Her şey bir yana, bir şekilde, saf sevgiyi, bulanık olmayan aşkı ayırt edebilmeyi başarabilir miyiz? Belki, savaşların, açlık sınırına varan yoksullukların, hırsızların çoğaldığı bu dünyada, bu konu size çok eften püften gelebilir. Oysaki, dünyanın bu son halinde bu konu çok daha önem taşımaktadır. Çünkü, insanı insan yapan duygusal bağlar; yaşamın akışını etkileme gücü taşımaktadır. Sevgiliye, evlada, vatana, otoriteye duyulan sevgi, bağlılık; davranışlara yön verir ve kişinin kendi varoluşsal değerlerini değiştirecek güç taşır.
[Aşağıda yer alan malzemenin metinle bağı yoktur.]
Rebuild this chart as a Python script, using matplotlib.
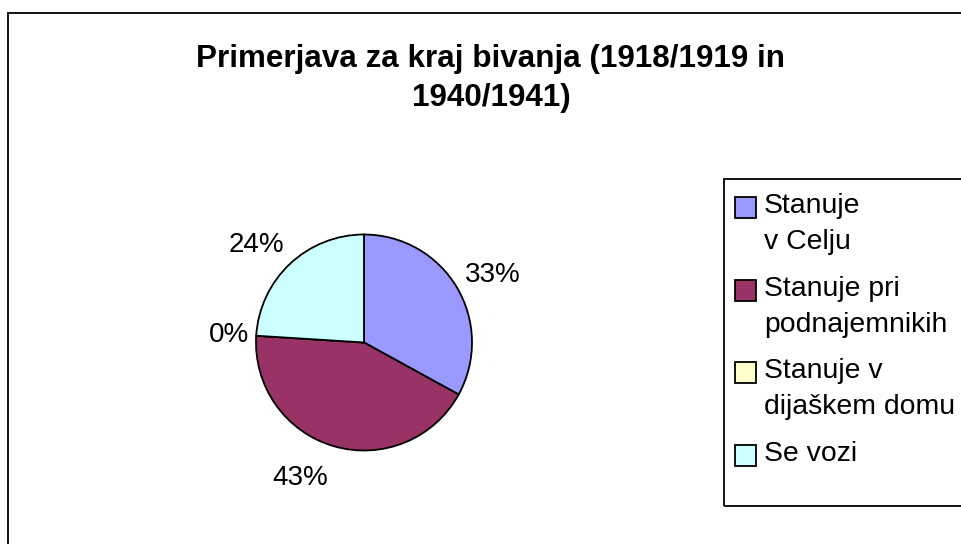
import matplotlib.pyplot as plt
from matplotlib.patches import Rectangle

plt.rcParams['font.family'] = ['Liberation Sans', 'DejaVu Sans']

# data
categories = ["Stanuje\nv Celju", "Stanuje pri\npodnajemnikih",
              "Stanuje v\ndijaškem domu", "Se vozi"]
shares = [33, 43, 0, 24]
colors = ["#9999FF", "#993366", "#FFFFCC", "#CCFFFF"]
title = "Primerjava za kraj bivanja (1918/1919 in\n1940/1941)"

W, H = 961, 544
fig = plt.figure(figsize=(W / 100, H / 100), dpi=100)


# pixel (from top-left) -> figure fraction
def fx(px):
    return px / W


def fy(py):
    return 1 - py / H


# outer chart border (right and bottom edges fall outside the picture)
fig.patches.append(Rectangle((fx(8), -0.1), 1.2, fy(12.7) + 0.1,
                             transform=fig.transFigure, fill=False,
                             edgecolor="black", lw=1.3))

# va="baseline" on multi-line text anchors the last line
fig.text(fx(491), fy(106), title, ha="center", va="baseline",
         fontsize=22.6, fontweight="bold", linespacing=1.38)

# pie
cx, cy, r = 364, 342.5, 108
ax = fig.add_axes([fx(cx - r), fy(cy + r), 2 * r / W, 2 * r / H])
wedges, texts = ax.pie(shares, colors=colors, startangle=90, counterclock=False,
                       labels=[f"{v}%" for v in shares],
                       wedgeprops=dict(edgecolor="black", linewidth=1.3),
                       textprops=dict(fontsize=20, ha="center", va="baseline"))
ax.set_xlim(-1, 1)
ax.set_ylim(-1, 1)
ax.set_aspect("equal")

# label positions (in radius units), placed like the original
label_pos = [(1.19, 0.56), (-0.59, -1.32), (-1.25, 0.0), (-1.00, 0.84)]
for t, (lx, ly) in zip(texts, label_pos):
    t.set_position((lx, ly))

# legend box, cut off at the right edge
fig.patches.append(Rectangle((fx(724), fy(506)), 1.0, (506 - 178.7) / H,
                             transform=fig.transFigure, fill=False,
                             edgecolor="black", lw=1.3))
for i, (lab, col) in enumerate(zip(categories, colors)):
    base = 213 + 82.7 * i
    fig.patches.append(Rectangle((fx(735), fy(base + 5)), 21 / W, 21 / H,
                                 transform=fig.transFigure, facecolor=col,
                                 edgecolor="black", lw=1.3))
    for j, line in enumerate(lab.split("\n")):
        fig.text(fx(764), fy(base + 36 * j), line, fontsize=20.4,
                 ha="left", va="baseline")

fig.savefig("out.png", dpi=100)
Elbette saf sevginin, aşkın oluşturduğu ve adına "fedakârlık" demek bile istemediğimiz bir sonsuz vericiliğe sahibiz. Gerekirse vatan için, evlât için canımızı veririz. Sevgiliyi yaşatmak için de öyle.
Bunların dışında bir konumuz var bugün. Duyumsadığımız bağ, bağlılık veya bağımlılık; aşkın, sevginin yerine geçen başka bir "şey" mi?
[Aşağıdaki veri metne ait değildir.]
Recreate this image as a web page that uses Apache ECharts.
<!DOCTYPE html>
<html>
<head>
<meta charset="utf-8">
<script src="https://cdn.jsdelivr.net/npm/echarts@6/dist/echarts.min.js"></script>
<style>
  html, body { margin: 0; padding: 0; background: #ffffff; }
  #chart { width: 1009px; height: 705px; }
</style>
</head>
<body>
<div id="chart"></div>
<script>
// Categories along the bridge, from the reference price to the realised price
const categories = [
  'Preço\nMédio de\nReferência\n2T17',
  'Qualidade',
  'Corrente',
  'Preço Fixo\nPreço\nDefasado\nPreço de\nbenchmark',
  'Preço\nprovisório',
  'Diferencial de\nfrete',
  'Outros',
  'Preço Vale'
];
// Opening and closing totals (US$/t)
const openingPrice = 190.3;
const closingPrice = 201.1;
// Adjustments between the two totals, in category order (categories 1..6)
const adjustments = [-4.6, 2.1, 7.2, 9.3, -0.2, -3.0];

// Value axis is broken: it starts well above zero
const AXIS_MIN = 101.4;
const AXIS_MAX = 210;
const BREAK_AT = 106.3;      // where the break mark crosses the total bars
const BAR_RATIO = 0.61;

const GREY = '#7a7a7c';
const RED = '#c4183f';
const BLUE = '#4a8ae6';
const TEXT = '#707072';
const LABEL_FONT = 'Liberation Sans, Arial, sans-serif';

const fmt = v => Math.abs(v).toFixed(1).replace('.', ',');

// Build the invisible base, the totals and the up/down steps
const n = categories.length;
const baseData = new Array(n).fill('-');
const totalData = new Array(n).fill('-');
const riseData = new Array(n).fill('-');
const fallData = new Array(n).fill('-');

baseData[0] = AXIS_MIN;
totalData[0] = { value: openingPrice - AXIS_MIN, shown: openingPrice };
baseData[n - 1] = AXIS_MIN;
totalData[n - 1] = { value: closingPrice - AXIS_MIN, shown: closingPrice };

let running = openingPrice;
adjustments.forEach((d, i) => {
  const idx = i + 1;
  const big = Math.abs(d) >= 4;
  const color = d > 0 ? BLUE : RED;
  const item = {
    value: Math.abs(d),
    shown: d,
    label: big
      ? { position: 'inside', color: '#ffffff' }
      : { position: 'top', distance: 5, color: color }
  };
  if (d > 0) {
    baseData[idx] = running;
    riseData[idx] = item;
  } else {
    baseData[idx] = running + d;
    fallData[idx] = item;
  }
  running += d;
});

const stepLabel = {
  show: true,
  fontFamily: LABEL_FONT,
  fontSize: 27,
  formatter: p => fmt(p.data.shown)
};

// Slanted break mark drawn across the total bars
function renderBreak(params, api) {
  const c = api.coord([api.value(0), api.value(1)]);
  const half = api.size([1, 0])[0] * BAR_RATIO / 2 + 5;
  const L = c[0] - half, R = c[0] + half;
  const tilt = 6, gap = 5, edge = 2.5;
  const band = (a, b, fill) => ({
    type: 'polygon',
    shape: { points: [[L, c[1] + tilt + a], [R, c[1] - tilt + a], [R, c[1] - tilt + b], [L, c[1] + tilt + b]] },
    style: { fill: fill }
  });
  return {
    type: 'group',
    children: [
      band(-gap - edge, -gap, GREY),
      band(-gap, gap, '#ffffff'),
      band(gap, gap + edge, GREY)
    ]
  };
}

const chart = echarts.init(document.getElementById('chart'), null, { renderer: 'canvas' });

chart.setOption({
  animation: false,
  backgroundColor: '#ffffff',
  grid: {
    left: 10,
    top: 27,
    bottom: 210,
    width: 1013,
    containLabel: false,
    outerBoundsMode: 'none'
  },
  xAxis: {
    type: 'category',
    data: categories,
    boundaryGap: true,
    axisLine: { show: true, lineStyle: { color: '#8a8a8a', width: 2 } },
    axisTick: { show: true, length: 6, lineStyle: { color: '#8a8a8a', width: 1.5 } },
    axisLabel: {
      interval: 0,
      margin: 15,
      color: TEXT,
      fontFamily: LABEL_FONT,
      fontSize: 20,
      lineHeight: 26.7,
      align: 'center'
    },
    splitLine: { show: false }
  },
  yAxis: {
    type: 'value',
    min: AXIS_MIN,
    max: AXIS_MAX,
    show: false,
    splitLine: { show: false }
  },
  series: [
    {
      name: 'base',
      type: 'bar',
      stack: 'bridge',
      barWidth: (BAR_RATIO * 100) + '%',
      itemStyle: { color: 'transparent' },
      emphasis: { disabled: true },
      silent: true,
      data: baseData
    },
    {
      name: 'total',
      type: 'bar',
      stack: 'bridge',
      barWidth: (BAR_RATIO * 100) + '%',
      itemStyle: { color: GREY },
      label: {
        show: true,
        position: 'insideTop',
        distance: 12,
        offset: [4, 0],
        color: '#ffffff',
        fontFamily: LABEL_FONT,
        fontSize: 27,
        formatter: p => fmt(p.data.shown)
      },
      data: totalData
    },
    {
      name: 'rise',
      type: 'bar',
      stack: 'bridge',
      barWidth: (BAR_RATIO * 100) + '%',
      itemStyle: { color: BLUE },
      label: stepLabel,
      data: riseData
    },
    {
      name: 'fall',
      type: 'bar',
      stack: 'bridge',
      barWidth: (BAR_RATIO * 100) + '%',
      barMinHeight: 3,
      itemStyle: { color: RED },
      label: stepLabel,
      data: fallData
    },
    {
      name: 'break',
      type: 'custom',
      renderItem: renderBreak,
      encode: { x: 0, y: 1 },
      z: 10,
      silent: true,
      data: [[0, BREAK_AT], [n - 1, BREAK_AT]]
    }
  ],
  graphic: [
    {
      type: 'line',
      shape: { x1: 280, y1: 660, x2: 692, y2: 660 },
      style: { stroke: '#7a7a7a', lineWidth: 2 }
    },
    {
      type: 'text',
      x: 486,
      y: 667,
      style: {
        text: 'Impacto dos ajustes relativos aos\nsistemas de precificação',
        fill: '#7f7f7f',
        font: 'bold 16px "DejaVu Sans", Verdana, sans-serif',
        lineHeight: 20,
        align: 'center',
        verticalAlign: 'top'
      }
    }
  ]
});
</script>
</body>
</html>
Aşkı bunlardan nasıl ayırt edebiliriz?
Bağımlı bütün ilişkilerin oluşumunda ortak bir etken var: İhtiyaçlar. İhtiyaçlar giderildiği müddetçe, sevgilinin çekiciliği devam eder. Bağlılık da öyle. Yetersizlik başladığında veya başka biri ihtiyaçlarını daha iyi karşıladığında, sevilene karşı duyulan aşk, arzu sona erer. Bu tarz ilişkilerde, eşitliğe, alavere dengesine dayalı bir etkileşim bulamazsınız. Bir taraf daha fazla idare etmektedir. Daha alttan almaktadır. Daha hoşgörülüdür. Hataları görmezden gelmektedir veya görmemektedir. Sırf yeni bir tartışma başlatmamak için suskun kalınır. İçerideki öfkeyi uyandırmamak için sessiz adımlardan bile uzak durulur.
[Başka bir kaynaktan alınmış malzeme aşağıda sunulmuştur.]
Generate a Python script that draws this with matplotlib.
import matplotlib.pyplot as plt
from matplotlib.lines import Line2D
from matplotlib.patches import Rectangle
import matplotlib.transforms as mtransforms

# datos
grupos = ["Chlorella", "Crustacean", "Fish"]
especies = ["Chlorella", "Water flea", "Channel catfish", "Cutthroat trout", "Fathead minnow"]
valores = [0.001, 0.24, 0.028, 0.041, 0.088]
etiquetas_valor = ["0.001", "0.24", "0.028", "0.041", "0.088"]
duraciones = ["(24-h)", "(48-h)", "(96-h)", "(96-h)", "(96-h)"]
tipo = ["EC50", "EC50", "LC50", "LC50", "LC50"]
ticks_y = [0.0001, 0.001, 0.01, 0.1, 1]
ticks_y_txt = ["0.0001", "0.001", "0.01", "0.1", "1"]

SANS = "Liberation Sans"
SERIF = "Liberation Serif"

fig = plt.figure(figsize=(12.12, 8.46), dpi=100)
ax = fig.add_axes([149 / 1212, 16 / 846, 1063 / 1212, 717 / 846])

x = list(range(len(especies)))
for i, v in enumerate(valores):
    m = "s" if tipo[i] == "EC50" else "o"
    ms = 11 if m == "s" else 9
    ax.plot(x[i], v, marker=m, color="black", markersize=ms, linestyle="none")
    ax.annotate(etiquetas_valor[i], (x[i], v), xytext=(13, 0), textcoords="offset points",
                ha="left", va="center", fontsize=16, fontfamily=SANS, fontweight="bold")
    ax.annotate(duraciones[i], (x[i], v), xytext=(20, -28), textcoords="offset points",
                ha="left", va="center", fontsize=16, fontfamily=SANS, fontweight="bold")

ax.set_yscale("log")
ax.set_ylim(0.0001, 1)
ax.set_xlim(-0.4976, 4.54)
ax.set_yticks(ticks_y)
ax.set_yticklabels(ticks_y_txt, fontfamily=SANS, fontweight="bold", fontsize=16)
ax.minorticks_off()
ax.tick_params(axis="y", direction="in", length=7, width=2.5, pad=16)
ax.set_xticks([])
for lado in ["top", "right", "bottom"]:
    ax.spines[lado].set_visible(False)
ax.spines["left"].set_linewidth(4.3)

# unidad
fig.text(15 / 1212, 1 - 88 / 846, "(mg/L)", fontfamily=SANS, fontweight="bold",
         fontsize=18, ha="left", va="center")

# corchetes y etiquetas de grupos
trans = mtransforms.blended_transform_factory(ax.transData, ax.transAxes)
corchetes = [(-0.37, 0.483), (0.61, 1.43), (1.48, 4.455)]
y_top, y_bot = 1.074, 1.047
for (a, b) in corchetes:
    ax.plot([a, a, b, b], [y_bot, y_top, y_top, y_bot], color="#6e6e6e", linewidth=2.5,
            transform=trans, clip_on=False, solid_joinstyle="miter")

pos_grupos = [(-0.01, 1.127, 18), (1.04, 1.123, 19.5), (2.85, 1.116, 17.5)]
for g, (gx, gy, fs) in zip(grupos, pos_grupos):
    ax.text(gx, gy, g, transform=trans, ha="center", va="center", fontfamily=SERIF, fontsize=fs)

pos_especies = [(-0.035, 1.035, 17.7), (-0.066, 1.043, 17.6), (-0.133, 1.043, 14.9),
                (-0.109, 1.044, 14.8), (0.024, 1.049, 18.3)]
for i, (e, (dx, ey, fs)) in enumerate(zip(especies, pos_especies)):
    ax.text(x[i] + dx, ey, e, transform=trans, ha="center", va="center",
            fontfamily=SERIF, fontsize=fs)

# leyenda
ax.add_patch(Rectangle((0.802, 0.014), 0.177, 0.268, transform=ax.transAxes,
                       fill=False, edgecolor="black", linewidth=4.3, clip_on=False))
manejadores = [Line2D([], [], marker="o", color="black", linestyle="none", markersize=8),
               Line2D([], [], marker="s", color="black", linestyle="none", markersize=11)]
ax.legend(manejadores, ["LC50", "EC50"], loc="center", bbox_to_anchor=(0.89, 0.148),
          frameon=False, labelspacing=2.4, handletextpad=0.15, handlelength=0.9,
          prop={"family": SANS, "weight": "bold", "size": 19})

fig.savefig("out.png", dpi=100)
Zalime duyulan bağlılığa gelince, burada bağımlı kişinin; otoritenin, kuvvetli olanın yanında olma ihtiyacını görürsünüz. Böylelikle, zulümden uzak kalmaya yönelik bir düş dünyasının içine girilir. Değil mi ki, onun yanında ve destekçisisiniz. Emniyettesiniz. Güç; zorbalıktan kaynaklanır ama size ulaşabileceğini düşünmezsiniz. Onun için her şeyi yapmaya hazırsınız, çünkü.
Bunlar sert ifadeler, farkındayım. Ancak, yumuşak dokunuşlar daha az can yakıcı değildir. Aşık olduğunuzu ve sevildiğinizi düşünürsünüz. Oysaki, verebileceklerinizi arzulayan bir bencille karşı karşıyasınız. En çok kendini sever. Aşık gibi davranmayı iyi bilir. Kötü empat denilen moda bir kavrama uygun yeteneği vardır ve ihtiyaç duyduklarınızı size verirmiş gibi davranmaktan başka bir şey yapmaz. Aklınızın bir köşesinde dursun ve arada hatırlamaya çalışın: Denize düşen sadece yılana sarılmaz. Masum, sevecen ve iyi insanlara da sarılır ve kanını emer. Aşkın yalan halleri her kılığa girebilecek güçtedir. Tıpkı efsanedeki keçi Pan gibi. O size yaklaştığında kaçamazsınız, kaçmak da istemezsiniz.
Gerçek aşk nedir? Edebiyat tarihi, bunu anlatmaya çalışır. Felsefe, psikoloji…hatta en başta konuştuğumuz gibi, bilim de işin içinde artık. Belki ne olduğunu anlatmaktansa ne olmadığını fark etmek şimdilik bizi idare etmeli. Neden mi? Çünkü biz artık büyüdük ve ergenler gibi aşka aşık olmaktan daha fazlasını istemekteyiz. Aşkın daha güçlüye duyulan bir bağlılık olmadığını idrak etmeliyiz. Aşkın içeriğinde, sizi kurtarma planı veya iyileştirme sigortası yok. Eşit ve eşdeğer olmadığınız birisi ile yaşadığınız her ne ise, aşk değil. Belki hayranlık, tutku…kim bilir, belki de özdeşleşme, aynı olma arzusu? Her şey bir yana, gerçek bir aşk, üretken bir sevgi arıyorsanız, önce kendinize doğru bir yolculuğa çıkınız. Kendinizi tanıyarak, dünyaya pencereler açınız. Önce kendinizi severek, kabul ederek, tanıyarak onurlandırınız.
Gerisi zor olsa da muhteşem bir deneyim olacaktır. Aşkı, sevgiyi doğru yaşamak ve yaşamın eşlikçileri yapmak; kolay işler değildir.